EXERCISE OBJECTIVE: Begin at the line containing "Reproduce this chart with pgfplots." and stop at the line containing "line width=0.4pt, forget"; copy those lines exactly, ends included, and nothing else.

AVAILABLE DATA:
________________

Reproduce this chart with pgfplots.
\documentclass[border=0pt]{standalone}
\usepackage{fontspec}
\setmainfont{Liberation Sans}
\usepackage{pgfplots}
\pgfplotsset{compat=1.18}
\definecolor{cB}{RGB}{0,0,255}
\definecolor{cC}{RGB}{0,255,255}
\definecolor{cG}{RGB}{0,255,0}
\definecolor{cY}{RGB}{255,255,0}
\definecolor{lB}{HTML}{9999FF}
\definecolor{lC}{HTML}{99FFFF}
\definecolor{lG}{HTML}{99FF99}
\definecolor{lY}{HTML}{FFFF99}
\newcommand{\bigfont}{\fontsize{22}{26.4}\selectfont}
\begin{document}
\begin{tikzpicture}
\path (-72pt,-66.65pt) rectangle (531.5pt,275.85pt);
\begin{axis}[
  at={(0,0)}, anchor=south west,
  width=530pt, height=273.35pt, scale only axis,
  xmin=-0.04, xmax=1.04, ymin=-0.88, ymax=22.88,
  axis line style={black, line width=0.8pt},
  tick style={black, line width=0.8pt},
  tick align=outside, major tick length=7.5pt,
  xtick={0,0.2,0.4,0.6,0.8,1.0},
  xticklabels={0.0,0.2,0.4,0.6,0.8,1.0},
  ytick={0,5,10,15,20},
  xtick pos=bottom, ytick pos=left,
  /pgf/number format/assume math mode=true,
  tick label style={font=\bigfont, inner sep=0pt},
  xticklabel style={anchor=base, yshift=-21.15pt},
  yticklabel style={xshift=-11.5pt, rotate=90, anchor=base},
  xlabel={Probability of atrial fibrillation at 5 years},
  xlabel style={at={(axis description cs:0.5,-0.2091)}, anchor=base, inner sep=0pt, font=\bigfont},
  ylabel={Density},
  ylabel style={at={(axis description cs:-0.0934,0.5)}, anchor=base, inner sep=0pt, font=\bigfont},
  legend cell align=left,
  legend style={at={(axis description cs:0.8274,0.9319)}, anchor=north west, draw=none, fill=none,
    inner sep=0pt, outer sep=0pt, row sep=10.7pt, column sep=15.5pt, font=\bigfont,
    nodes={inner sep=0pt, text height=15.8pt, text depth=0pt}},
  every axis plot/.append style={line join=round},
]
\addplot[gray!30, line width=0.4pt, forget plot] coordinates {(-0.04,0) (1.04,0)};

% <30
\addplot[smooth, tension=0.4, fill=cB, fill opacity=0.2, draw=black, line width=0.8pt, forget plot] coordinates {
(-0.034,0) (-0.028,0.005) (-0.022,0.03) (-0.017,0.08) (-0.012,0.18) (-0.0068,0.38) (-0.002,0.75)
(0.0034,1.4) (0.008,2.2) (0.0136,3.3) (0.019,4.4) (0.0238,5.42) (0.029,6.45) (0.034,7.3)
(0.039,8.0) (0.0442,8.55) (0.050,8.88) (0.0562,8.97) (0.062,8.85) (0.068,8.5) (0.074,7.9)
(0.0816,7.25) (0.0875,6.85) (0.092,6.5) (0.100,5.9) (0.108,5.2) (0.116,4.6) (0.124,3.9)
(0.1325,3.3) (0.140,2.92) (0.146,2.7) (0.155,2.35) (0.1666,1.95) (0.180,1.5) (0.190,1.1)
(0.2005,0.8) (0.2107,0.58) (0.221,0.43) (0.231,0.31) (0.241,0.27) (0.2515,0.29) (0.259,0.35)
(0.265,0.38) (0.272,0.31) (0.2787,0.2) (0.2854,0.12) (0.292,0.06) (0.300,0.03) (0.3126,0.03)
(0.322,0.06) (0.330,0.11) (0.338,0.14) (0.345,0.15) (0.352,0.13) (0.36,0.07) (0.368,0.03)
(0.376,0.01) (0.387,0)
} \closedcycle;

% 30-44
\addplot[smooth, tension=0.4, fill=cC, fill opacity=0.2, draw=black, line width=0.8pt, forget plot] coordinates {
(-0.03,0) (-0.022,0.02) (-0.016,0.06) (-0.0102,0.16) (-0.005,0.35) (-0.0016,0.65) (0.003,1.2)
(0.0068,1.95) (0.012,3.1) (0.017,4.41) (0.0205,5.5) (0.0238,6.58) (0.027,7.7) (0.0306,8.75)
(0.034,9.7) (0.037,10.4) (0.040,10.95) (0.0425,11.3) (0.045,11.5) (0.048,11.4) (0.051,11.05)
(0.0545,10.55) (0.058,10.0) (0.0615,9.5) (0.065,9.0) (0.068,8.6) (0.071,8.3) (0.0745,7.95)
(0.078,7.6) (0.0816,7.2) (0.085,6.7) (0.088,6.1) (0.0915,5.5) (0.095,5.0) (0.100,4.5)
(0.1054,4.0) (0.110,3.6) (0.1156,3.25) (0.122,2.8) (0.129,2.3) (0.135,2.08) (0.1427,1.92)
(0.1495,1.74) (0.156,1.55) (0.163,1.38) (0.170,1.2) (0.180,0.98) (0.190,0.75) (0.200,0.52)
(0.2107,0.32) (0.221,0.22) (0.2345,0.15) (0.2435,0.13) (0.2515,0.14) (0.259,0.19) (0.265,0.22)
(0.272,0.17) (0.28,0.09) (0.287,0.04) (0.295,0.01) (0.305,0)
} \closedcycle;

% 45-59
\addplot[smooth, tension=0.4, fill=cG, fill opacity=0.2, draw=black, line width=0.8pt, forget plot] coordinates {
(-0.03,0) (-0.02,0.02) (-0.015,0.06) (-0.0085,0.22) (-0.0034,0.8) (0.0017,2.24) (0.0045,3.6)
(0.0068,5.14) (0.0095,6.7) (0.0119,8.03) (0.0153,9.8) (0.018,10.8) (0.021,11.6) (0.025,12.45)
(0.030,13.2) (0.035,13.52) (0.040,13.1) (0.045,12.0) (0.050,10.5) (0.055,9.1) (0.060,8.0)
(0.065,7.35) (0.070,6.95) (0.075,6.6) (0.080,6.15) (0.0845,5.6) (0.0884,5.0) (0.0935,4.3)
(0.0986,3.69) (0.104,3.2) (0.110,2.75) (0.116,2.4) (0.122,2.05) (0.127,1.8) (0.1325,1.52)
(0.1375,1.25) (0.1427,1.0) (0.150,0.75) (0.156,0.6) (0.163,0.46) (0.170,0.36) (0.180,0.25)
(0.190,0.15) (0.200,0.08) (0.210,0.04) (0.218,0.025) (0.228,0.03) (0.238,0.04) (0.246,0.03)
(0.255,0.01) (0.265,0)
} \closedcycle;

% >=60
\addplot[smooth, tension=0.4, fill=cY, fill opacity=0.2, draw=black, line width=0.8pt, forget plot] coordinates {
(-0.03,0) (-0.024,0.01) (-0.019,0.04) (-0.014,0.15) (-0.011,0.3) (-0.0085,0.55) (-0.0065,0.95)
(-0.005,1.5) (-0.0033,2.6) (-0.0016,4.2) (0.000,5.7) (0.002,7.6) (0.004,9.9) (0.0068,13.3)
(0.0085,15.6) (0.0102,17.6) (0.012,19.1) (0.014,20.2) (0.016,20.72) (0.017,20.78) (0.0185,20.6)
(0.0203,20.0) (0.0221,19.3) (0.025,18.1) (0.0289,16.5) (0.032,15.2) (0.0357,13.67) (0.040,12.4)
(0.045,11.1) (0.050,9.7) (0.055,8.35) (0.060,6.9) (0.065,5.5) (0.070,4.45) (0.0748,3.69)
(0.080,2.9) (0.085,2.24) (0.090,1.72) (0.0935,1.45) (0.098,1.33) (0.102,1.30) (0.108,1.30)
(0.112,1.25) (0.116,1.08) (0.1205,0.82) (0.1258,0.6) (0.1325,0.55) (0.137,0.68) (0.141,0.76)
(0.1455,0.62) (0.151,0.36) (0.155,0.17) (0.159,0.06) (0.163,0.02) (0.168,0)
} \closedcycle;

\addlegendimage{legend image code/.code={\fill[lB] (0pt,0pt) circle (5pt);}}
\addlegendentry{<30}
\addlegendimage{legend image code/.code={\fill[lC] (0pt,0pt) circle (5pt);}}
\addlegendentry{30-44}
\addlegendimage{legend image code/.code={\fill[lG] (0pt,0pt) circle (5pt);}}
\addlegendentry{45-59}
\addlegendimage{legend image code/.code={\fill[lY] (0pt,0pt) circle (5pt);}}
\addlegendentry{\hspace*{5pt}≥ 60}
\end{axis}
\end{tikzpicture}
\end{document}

________________

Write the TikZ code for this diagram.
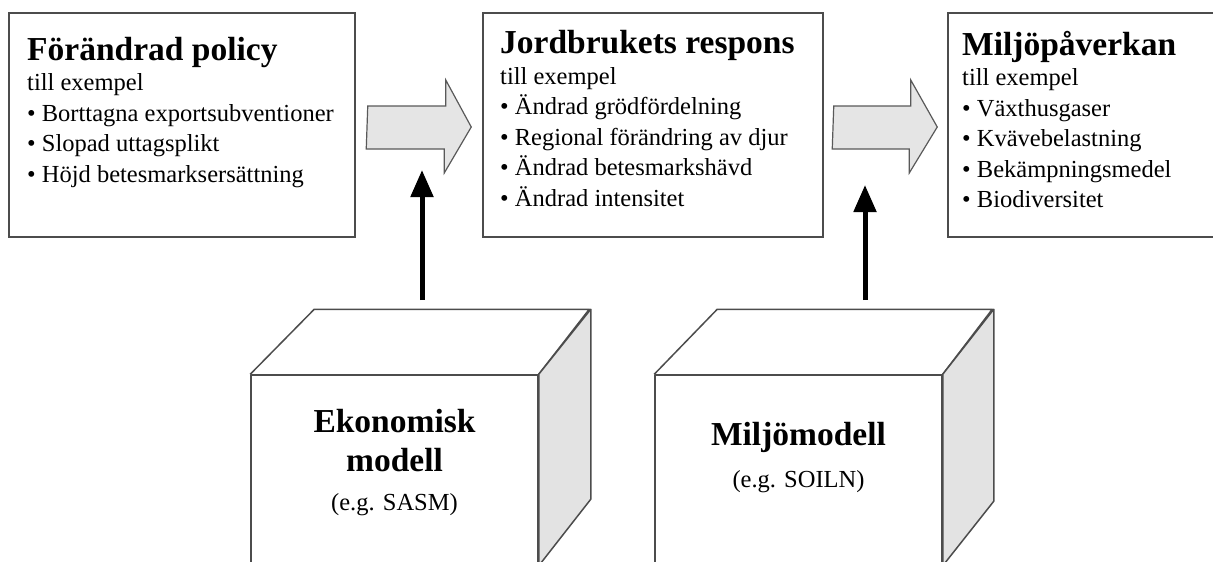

________________

THE OUTPUT:
Reproduce this chart with pgfplots.
\documentclass[border=0pt]{standalone}
\usepackage{fontspec}
\setmainfont{Liberation Sans}
\usepackage{pgfplots}
\pgfplotsset{compat=1.18}
\definecolor{cB}{RGB}{0,0,255}
\definecolor{cC}{RGB}{0,255,255}
\definecolor{cG}{RGB}{0,255,0}
\definecolor{cY}{RGB}{255,255,0}
\definecolor{lB}{HTML}{9999FF}
\definecolor{lC}{HTML}{99FFFF}
\definecolor{lG}{HTML}{99FF99}
\definecolor{lY}{HTML}{FFFF99}
\newcommand{\bigfont}{\fontsize{22}{26.4}\selectfont}
\begin{document}
\begin{tikzpicture}
\path (-72pt,-66.65pt) rectangle (531.5pt,275.85pt);
\begin{axis}[
  at={(0,0)}, anchor=south west,
  width=530pt, height=273.35pt, scale only axis,
  xmin=-0.04, xmax=1.04, ymin=-0.88, ymax=22.88,
  axis line style={black, line width=0.8pt},
  tick style={black, line width=0.8pt},
  tick align=outside, major tick length=7.5pt,
  xtick={0,0.2,0.4,0.6,0.8,1.0},
  xticklabels={0.0,0.2,0.4,0.6,0.8,1.0},
  ytick={0,5,10,15,20},
  xtick pos=bottom, ytick pos=left,
  /pgf/number format/assume math mode=true,
  tick label style={font=\bigfont, inner sep=0pt},
  xticklabel style={anchor=base, yshift=-21.15pt},
  yticklabel style={xshift=-11.5pt, rotate=90, anchor=base},
  xlabel={Probability of atrial fibrillation at 5 years},
  xlabel style={at={(axis description cs:0.5,-0.2091)}, anchor=base, inner sep=0pt, font=\bigfont},
  ylabel={Density},
  ylabel style={at={(axis description cs:-0.0934,0.5)}, anchor=base, inner sep=0pt, font=\bigfont},
  legend cell align=left,
  legend style={at={(axis description cs:0.8274,0.9319)}, anchor=north west, draw=none, fill=none,
    inner sep=0pt, outer sep=0pt, row sep=10.7pt, column sep=15.5pt, font=\bigfont,
    nodes={inner sep=0pt, text height=15.8pt, text depth=0pt}},
  every axis plot/.append style={line join=round},
]
\addplot[gray!30, line width=0.4pt, forget plot] coordinates {(-0.04,0) (1.04,0)};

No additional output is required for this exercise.